Records for this exercise.
** START **
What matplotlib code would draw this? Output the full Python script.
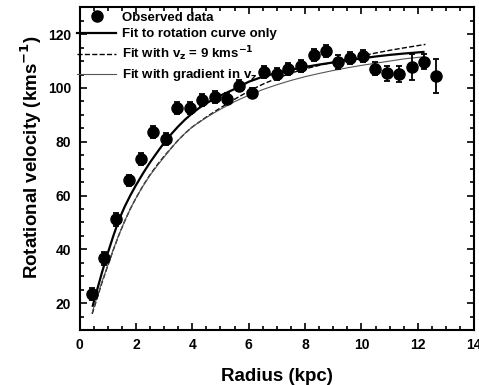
** END **
** START **
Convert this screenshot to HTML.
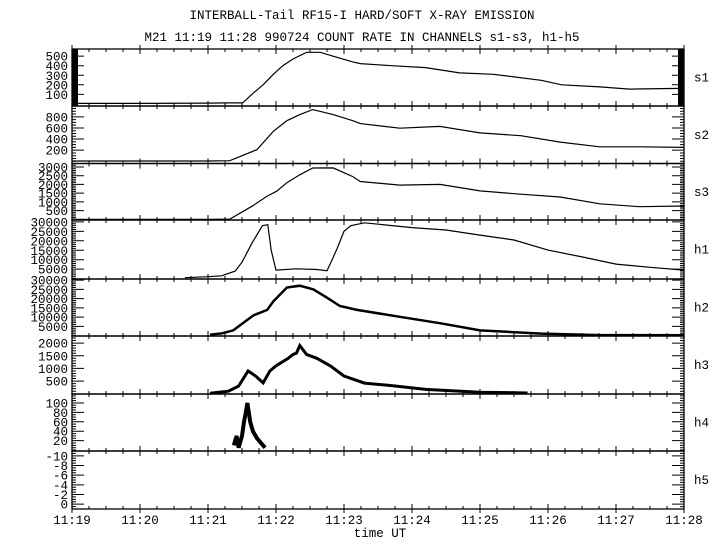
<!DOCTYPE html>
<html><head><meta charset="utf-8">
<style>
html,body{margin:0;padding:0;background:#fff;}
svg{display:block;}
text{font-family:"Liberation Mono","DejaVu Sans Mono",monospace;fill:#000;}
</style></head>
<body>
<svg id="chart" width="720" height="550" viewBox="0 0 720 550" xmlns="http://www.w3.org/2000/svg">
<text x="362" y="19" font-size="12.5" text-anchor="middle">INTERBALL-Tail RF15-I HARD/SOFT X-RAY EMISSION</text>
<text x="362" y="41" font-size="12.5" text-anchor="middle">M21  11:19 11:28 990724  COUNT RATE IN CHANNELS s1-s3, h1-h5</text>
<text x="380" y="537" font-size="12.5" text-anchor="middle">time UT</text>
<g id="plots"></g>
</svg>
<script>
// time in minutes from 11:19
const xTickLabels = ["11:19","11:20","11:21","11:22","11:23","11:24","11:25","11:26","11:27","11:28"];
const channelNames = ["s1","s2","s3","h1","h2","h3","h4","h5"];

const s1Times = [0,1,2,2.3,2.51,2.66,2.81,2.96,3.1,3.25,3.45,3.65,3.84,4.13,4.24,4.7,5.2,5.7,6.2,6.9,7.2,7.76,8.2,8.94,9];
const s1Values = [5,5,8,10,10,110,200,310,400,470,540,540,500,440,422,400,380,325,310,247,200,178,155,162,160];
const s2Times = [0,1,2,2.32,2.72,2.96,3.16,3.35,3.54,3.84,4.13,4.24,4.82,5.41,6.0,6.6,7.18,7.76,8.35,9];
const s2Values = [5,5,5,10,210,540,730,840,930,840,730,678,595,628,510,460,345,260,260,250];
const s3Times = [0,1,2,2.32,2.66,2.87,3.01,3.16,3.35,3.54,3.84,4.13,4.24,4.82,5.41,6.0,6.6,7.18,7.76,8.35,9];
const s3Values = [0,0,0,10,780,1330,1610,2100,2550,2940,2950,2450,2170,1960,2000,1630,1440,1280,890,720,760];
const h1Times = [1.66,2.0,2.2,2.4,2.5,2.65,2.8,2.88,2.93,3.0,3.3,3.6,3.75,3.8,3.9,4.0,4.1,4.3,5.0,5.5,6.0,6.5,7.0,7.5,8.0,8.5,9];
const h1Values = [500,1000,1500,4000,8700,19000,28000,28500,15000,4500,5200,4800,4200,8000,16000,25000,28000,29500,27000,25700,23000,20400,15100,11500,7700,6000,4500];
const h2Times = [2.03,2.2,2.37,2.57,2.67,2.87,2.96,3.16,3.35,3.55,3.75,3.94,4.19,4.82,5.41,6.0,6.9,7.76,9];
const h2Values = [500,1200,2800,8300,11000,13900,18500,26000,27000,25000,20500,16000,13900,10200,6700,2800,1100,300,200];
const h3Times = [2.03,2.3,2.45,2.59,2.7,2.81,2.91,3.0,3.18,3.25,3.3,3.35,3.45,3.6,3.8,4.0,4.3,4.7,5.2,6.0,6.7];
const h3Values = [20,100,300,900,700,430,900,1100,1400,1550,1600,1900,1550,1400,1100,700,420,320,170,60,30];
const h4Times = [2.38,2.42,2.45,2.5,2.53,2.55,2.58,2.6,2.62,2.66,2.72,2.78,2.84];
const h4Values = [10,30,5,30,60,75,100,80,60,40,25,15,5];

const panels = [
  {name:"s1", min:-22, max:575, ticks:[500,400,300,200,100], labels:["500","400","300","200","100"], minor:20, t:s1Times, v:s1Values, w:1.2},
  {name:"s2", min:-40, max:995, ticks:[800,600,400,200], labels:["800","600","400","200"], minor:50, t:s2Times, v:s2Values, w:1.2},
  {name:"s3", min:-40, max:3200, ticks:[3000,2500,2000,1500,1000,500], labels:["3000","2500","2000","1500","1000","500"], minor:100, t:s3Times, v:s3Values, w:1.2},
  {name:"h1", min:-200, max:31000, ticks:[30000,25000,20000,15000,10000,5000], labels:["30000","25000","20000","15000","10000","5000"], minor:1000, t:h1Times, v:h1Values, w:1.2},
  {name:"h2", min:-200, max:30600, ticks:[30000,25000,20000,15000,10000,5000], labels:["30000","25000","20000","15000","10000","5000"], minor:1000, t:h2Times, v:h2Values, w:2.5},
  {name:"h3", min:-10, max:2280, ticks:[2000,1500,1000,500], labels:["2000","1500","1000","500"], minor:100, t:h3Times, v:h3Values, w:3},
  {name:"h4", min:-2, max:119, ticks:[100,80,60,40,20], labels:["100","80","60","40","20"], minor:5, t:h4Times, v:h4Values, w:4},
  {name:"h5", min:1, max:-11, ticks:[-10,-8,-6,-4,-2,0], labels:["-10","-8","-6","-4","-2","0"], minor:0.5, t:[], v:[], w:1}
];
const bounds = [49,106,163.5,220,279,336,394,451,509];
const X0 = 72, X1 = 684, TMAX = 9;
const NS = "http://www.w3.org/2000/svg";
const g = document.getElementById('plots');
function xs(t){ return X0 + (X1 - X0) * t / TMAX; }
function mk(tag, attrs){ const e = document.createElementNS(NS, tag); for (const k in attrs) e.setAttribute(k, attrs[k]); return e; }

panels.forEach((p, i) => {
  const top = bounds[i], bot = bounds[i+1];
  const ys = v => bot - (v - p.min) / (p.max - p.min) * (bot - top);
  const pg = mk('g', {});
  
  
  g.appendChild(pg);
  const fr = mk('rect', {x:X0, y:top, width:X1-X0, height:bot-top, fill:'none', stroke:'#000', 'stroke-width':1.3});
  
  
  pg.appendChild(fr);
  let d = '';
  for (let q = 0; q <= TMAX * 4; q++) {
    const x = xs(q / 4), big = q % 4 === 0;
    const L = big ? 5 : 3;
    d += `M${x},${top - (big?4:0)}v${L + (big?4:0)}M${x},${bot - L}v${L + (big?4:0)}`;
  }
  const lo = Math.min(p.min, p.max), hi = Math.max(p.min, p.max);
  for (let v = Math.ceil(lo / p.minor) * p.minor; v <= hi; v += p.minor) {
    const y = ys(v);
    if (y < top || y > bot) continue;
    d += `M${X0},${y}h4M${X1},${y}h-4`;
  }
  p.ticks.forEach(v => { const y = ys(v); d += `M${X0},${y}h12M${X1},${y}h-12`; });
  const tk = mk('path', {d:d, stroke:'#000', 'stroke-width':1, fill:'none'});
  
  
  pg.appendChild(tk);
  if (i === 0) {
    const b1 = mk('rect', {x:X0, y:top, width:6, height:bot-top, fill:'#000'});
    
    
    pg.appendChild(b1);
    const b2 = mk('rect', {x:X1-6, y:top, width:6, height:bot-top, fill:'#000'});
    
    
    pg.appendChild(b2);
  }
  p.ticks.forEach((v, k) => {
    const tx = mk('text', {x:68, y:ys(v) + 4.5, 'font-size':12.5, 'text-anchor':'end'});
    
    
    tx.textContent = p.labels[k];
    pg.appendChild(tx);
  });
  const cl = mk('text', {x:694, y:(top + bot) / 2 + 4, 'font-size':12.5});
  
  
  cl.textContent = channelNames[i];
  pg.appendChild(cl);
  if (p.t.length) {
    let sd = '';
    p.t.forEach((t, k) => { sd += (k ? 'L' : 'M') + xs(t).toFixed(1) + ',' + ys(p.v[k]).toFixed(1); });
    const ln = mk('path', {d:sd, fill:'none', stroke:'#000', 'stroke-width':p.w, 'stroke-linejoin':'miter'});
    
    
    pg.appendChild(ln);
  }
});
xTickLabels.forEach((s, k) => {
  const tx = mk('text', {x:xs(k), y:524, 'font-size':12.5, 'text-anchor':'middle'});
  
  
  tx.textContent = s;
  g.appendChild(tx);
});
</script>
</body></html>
** END **
** START **
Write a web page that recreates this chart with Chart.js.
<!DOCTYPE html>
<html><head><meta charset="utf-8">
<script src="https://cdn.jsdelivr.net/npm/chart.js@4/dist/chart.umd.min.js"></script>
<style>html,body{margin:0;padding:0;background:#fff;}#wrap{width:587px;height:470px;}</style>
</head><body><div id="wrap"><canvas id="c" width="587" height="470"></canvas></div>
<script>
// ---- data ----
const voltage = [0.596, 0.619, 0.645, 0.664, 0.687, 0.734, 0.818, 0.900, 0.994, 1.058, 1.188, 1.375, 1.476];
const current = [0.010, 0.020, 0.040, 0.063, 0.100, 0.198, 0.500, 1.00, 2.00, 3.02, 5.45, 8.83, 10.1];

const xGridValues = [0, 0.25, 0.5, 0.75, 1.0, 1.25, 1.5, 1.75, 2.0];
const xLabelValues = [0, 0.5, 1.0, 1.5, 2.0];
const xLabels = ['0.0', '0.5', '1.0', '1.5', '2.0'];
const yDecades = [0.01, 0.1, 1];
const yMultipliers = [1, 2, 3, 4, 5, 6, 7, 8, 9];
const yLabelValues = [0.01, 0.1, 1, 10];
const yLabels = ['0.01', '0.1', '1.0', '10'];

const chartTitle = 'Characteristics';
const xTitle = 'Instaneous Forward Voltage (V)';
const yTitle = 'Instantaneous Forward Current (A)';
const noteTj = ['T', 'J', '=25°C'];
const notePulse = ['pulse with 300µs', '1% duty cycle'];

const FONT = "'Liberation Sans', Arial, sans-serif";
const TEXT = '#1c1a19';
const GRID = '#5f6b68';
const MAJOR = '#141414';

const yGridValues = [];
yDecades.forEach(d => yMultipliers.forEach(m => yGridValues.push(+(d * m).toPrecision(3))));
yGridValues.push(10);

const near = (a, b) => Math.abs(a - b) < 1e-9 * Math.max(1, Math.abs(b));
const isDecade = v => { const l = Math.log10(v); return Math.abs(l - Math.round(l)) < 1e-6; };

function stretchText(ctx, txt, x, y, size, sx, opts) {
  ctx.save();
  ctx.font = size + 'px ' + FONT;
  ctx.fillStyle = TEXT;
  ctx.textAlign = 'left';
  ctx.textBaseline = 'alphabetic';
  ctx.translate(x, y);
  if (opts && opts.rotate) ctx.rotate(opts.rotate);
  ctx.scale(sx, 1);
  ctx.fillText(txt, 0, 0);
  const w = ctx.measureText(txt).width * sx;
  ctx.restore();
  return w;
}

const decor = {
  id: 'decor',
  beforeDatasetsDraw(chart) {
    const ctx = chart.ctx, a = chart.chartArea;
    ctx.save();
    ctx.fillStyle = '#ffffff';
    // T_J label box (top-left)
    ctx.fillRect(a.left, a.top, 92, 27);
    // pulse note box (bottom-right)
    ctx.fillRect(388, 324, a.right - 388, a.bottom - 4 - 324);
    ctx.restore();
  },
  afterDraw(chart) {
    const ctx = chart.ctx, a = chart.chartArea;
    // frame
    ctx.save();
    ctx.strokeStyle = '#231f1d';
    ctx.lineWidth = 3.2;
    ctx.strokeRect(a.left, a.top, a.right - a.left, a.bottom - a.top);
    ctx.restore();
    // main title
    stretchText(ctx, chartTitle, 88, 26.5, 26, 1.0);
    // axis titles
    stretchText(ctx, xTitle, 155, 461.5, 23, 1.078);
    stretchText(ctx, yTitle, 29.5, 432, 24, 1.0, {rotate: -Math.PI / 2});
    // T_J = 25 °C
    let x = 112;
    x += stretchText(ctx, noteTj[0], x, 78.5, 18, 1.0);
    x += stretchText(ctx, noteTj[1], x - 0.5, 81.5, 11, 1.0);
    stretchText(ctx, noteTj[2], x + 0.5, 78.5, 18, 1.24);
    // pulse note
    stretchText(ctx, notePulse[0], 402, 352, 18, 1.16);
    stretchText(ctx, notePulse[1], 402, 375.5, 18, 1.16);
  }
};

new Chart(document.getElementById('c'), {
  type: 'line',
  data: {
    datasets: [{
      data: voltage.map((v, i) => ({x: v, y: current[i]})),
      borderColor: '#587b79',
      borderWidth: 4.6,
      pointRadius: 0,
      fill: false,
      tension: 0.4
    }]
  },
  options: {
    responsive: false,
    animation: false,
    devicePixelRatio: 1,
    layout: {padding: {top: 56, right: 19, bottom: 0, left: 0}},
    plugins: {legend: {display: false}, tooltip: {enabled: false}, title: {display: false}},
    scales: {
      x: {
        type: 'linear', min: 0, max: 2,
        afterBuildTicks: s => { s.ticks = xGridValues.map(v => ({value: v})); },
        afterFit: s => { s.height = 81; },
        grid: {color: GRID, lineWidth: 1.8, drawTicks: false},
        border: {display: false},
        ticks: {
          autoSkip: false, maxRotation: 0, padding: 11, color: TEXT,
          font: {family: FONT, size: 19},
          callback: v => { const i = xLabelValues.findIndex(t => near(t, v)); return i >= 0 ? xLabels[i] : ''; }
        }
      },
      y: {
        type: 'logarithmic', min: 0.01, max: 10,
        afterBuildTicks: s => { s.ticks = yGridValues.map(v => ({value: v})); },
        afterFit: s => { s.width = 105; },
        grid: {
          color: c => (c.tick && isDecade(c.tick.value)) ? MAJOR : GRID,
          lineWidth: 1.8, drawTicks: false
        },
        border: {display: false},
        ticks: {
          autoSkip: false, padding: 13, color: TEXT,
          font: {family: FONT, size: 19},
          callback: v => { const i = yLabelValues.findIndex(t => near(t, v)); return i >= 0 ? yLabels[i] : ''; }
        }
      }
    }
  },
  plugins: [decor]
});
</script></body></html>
** END **
What you need to do. Scan the material line by line and report each one that contains "script".

Result of the task.
What matplotlib code would draw this? Output the full Python script.
<script>
</script>
<script src="https://cdn.jsdelivr.net/npm/chart.js@4/dist/chart.umd.min.js"></script>
<script>
</script></body></html>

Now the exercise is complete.